Requirements – Restate each line word for word. Leave out every picture.

** start of Records for the task **

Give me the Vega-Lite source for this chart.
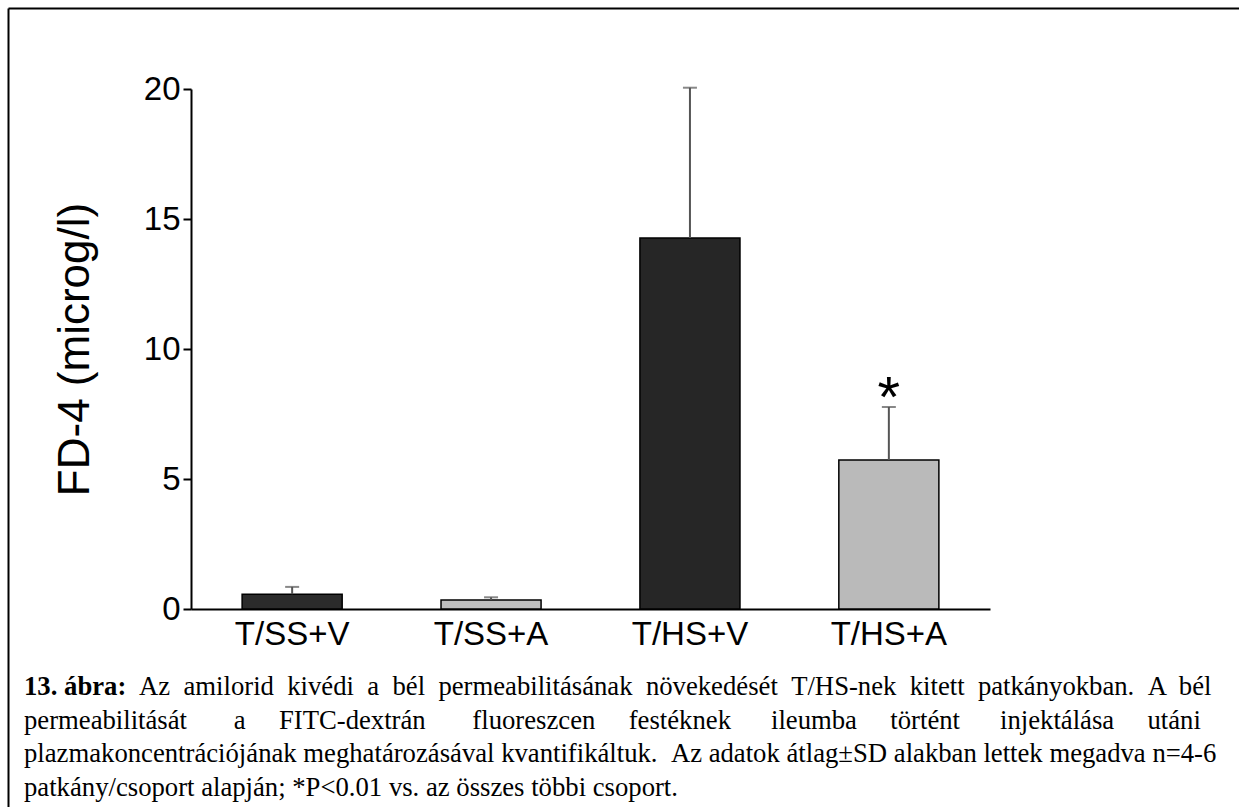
{
  "$schema": "https://vega.github.io/schema/vega-lite/v6.json",
  "autosize": "none",
  "padding": {"left": 8, "top": 8, "right": 0, "bottom": 0},
  "width": 1231,
  "height": 799,
  "background": "white",
  "config": {"view": {"stroke": null}, "font": "Liberation Sans"},
  "datasets": {
    "bars": [
      {"group": "T/SS+V", "mean": 0.57, "upper": 0.85, "sig": ""},
      {"group": "T/SS+A", "mean": 0.35, "upper": 0.45, "sig": ""},
      {"group": "T/HS+V", "mean": 14.27, "upper": 20.05, "sig": ""},
      {"group": "T/HS+A", "mean": 5.73, "upper": 7.77, "sig": "*"}
    ],
    "caption": [
      {"line": 1, "part": "bold", "text": "13. ábra:"},
      {"line": 1, "part": "lead", "text": "Az \u00a0amilorid \u00a0kivédi \u00a0a \u00a0bél \u00a0permeabilitásának \u00a0növekedését \u00a0T/HS-nek \u00a0kitett \u00a0patkányokban. \u00a0A \u00a0bél"},
      {"line": 2, "part": "body", "text": "permeabilitását \u00a0\u00a0\u00a0\u00a0\u00a0\u00a0a \u00a0\u00a0\u00a0\u00a0FITC-dextrán \u00a0\u00a0\u00a0\u00a0\u00a0\u00a0fluoreszcen \u00a0\u00a0\u00a0\u00a0festéknek \u00a0\u00a0\u00a0\u00a0\u00a0ileumba \u00a0\u00a0\u00a0\u00a0történt \u00a0\u00a0\u00a0\u00a0\u00a0injektálása \u00a0\u00a0\u00a0\u00a0utáni"},
      {"line": 3, "part": "body", "text": "plazmakoncentrációjának meghatározásával kvantifikáltuk. \u00a0Az adatok átlag±SD alakban lettek megadva n=4-6"},
      {"line": 4, "part": "body", "text": "patkány/csoport alapján; *P<0.01 vs. az összes többi csoport."}
    ],
    "frame": [{"fx": 0, "fy": 0}]
  },
  "layer": [
    {
      "data": {"name": "bars"},
      "encoding": {
        "x": {
          "field": "group", "type": "nominal", "sort": null, "title": null,
          "scale": {"range": [183, 982], "paddingInner": 0.497, "paddingOuter": 0.257},
          "axis": {"orient": "bottom", "offset": -198, "ticks": false, "domainColor": "black", "domainWidth": 2, "labelFontSize": 33, "labelColor": "black", "labelPadding": 9, "labelAngle": 0, "labelFont": "Liberation Sans"}
        }
      },
      "layer": [
        {
          "mark": {"type": "bar", "stroke": "black", "strokeWidth": 1.5},
          "encoding": {
            "y": {
              "field": "mean", "type": "quantitative", "title": "FD-4 (microg/l)",
              "scale": {"domain": [0, 20], "range": [601, 81], "nice": false},
              "axis": {"orient": "left", "values": [0, 5, 10, 15, 20], "offset": -183, "grid": false, "domainColor": "black", "domainWidth": 2, "tickColor": "black", "tickWidth": 2, "tickSize": 8, "labelFontSize": 33, "labelColor": "black", "labelPadding": 3, "labelFont": "Liberation Sans", "titleFont": "Liberation Sans", "titleFontSize": 44, "titleFontWeight": "normal", "titleColor": "black", "titlePadding": 46}
            },
            "color": {
              "field": "group", "type": "nominal", "legend": null,
              "scale": {"domain": ["T/SS+V", "T/SS+A", "T/HS+V", "T/HS+A"], "range": ["#2b2b2b", "#c0c0c0", "#262626", "#bababa"]}
            }
          }
        },
        {
          "mark": {"type": "rule", "color": "#555555", "strokeWidth": 2},
          "encoding": {
            "y": {"field": "mean", "type": "quantitative", "title": "FD-4 (microg/l)"},
            "y2": {"field": "upper"}
          }
        },
        {
          "mark": {"type": "tick", "color": "#555555", "thickness": 2, "size": 14},
          "encoding": {
            "y": {"field": "upper", "type": "quantitative", "title": "FD-4 (microg/l)"}
          }
        },
        {
          "mark": {"type": "text", "fontSize": 58, "dy": 10, "baseline": "alphabetic", "color": "black", "font": "Liberation Sans"},
          "encoding": {
            "y": {"field": "upper", "type": "quantitative", "title": "FD-4 (microg/l)"},
            "text": {"field": "sig"}
          }
        }
      ]
    },
    {
      "data": {"name": "caption"},
      "encoding": {
        "y": {"field": "line", "type": "ordinal", "scale": {"type": "point", "range": [687, 787.5], "padding": 0}, "axis": null},
        "text": {"field": "text"}
      },
      "layer": [
        {
          "transform": [{"filter": "datum.part == 'bold'"}],
          "mark": {"type": "text", "x": 16, "align": "left", "baseline": "alphabetic", "font": "Liberation Serif", "fontSize": 26.7, "fontWeight": "bold", "color": "black"}
        },
        {
          "transform": [{"filter": "datum.part == 'lead'"}],
          "mark": {"type": "text", "x": 16, "dx": 115, "align": "left", "baseline": "alphabetic", "font": "Liberation Serif", "fontSize": 26.7, "color": "black"}
        },
        {
          "transform": [{"filter": "datum.part == 'body'"}],
          "mark": {"type": "text", "x": 16, "align": "left", "baseline": "alphabetic", "font": "Liberation Serif", "fontSize": 26.7, "color": "black"}
        }
      ]
    },
    {
      "data": {"name": "frame"},
      "mark": {"type": "point", "opacity": 0},
      "encoding": {
        "x": {"field": "fx", "type": "quantitative", "scale": {"domain": [0, 1]}, "axis": {"orient": "top", "title": null, "ticks": false, "labels": false, "grid": false, "domainColor": "black", "domainWidth": 2}},
        "y": {"field": "fy", "type": "quantitative", "scale": {"domain": [0, 1]}, "axis": {"orient": "left", "title": null, "ticks": false, "labels": false, "grid": false, "domainColor": "black", "domainWidth": 2}}
      }
    }
  ],
  "resolve": {"scale": {"y": "independent", "x": "independent", "color": "independent"}}
}
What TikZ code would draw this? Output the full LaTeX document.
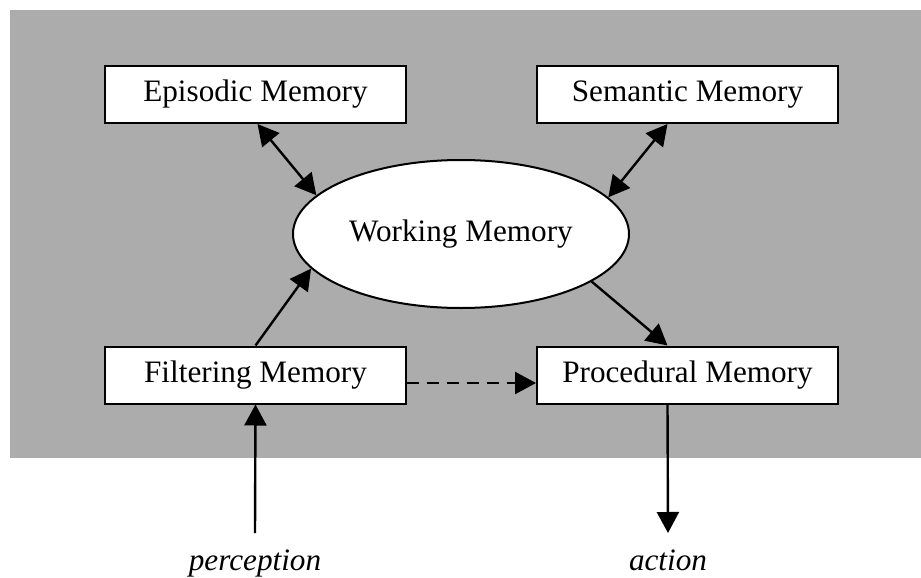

** end of Records for the task **

The result –
Give me the Vega-Lite source for this chart.
{
  "$schema": "https://vega.github.io/schema/vega-lite/v6.json",
  "autosize": "none",
  "padding": {"left": 8, "top": 8, "right": 0, "bottom": 0},
  "width": 1231,
  "height": 799,
  "background": "white",
  "config": {"view": {"stroke": null}, "font": "Liberation Sans"},
  "datasets": {
    "bars": [
      {"group": "T/SS+V", "mean": 0.57, "upper": 0.85, "sig": ""},
      {"group": "T/SS+A", "mean": 0.35, "upper": 0.45, "sig": ""},
      {"group": "T/HS+V", "mean": 14.27, "upper": 20.05, "sig": ""},
      {"group": "T/HS+A", "mean": 5.73, "upper": 7.77, "sig": "*"}
    ],
    "caption": [
      {"line": 1, "part": "bold", "text": "13. ábra:"},
      {"line": 1, "part": "lead", "text": "Az \u00a0amilorid \u00a0kivédi \u00a0a \u00a0bél \u00a0permeabilitásának \u00a0növekedését \u00a0T/HS-nek \u00a0kitett \u00a0patkányokban. \u00a0A \u00a0bél"},
      {"line": 2, "part": "body", "text": "permeabilitását \u00a0\u00a0\u00a0\u00a0\u00a0\u00a0a \u00a0\u00a0\u00a0\u00a0FITC-dextrán \u00a0\u00a0\u00a0\u00a0\u00a0\u00a0fluoreszcen \u00a0\u00a0\u00a0\u00a0festéknek \u00a0\u00a0\u00a0\u00a0\u00a0ileumba \u00a0\u00a0\u00a0\u00a0történt \u00a0\u00a0\u00a0\u00a0\u00a0injektálása \u00a0\u00a0\u00a0\u00a0utáni"},
      {"line": 3, "part": "body", "text": "plazmakoncentrációjának meghatározásával kvantifikáltuk. \u00a0Az adatok átlag±SD alakban lettek megadva n=4-6"},
      {"line": 4, "part": "body", "text": "patkány/csoport alapján; *P<0.01 vs. az összes többi csoport."}
    ],
    "frame": [{"fx": 0, "fy": 0}]
  },
  "layer": [
    {
      "data": {"name": "bars"},
      "encoding": {
        "x": {
          "field": "group", "type": "nominal", "sort": null, "title": null,
          "scale": {"range": [183, 982], "paddingInner": 0.497, "paddingOuter": 0.257},
          "axis": {"orient": "bottom", "offset": -198, "ticks": false, "domainColor": "black", "domainWidth": 2, "labelFontSize": 33, "labelColor": "black", "labelPadding": 9, "labelAngle": 0, "labelFont": "Liberation Sans"}
        }
      },
      "layer": [
        {
          "mark": {"type": "bar", "stroke": "black", "strokeWidth": 1.5},
          "encoding": {
            "y": {
              "field": "mean", "type": "quantitative", "title": "FD-4 (microg/l)",
              "scale": {"domain": [0, 20], "range": [601, 81], "nice": false},
              "axis": {"orient": "left", "values": [0, 5, 10, 15, 20], "offset": -183, "grid": false, "domainColor": "black", "domainWidth": 2, "tickColor": "black", "tickWidth": 2, "tickSize": 8, "labelFontSize": 33, "labelColor": "black", "labelPadding": 3, "labelFont": "Liberation Sans", "titleFont": "Liberation Sans", "titleFontSize": 44, "titleFontWeight": "normal", "titleColor": "black", "titlePadding": 46}
            },
            "color": {
              "field": "group", "type": "nominal", "legend": null,
              "scale": {"domain": ["T/SS+V", "T/SS+A", "T/HS+V", "T/HS+A"], "range": ["#2b2b2b", "#c0c0c0", "#262626", "#bababa"]}
            }
          }
        },
        {
          "mark": {"type": "rule", "color": "#555555", "strokeWidth": 2},
          "encoding": {
            "y": {"field": "mean", "type": "quantitative", "title": "FD-4 (microg/l)"},
            "y2": {"field": "upper"}
          }
        },
        {
          "mark": {"type": "tick", "color": "#555555", "thickness": 2, "size": 14},
          "encoding": {
            "y": {"field": "upper", "type": "quantitative", "title": "FD-4 (microg/l)"}
          }
        },
        {
          "mark": {"type": "text", "fontSize": 58, "dy": 10, "baseline": "alphabetic", "color": "black", "font": "Liberation Sans"},
          "encoding": {
            "y": {"field": "upper", "type": "quantitative", "title": "FD-4 (microg/l)"},
            "text": {"field": "sig"}
          }
        }
      ]
    },
    {
      "data": {"name": "caption"},
      "encoding": {
        "y": {"field": "line", "type": "ordinal", "scale": {"type": "point", "range": [687, 787.5], "padding": 0}, "axis": null},
        "text": {"field": "text"}
      },
      "layer": [
        {
          "transform": [{"filter": "datum.part == 'bold'"}],
          "mark": {"type": "text", "x": 16, "align": "left", "baseline": "alphabetic", "font": "Liberation Serif", "fontSize": 26.7, "fontWeight": "bold", "color": "black"}
        },
        {
          "transform": [{"filter": "datum.part == 'lead'"}],
          "mark": {"type": "text", "x": 16, "dx": 115, "align": "left", "baseline": "alphabetic", "font": "Liberation Serif", "fontSize": 26.7, "color": "black"}
        },
        {
          "transform": [{"filter": "datum.part == 'body'"}],
          "mark": {"type": "text", "x": 16, "align": "left", "baseline": "alphabetic", "font": "Liberation Serif", "fontSize": 26.7, "color": "black"}
        }
      ]
    },
    {
      "data": {"name": "frame"},
      "mark": {"type": "point", "opacity": 0},
      "encoding": {
        "x": {"field": "fx", "type": "quantitative", "scale": {"domain": [0, 1]}, "axis": {"orient": "top", "title": null, "ticks": false, "labels": false, "grid": false, "domainColor": "black", "domainWidth": 2}},
        "y": {"field": "fy", "type": "quantitative", "scale": {"domain": [0, 1]}, "axis": {"orient": "left", "title": null, "ticks": false, "labels": false, "grid": false, "domainColor": "black", "domainWidth": 2}}
      }
    }
  ],
  "resolve": {"scale": {"y": "independent", "x": "independent", "color": "independent"}}
}
What TikZ code would draw this? Output the full LaTeX document.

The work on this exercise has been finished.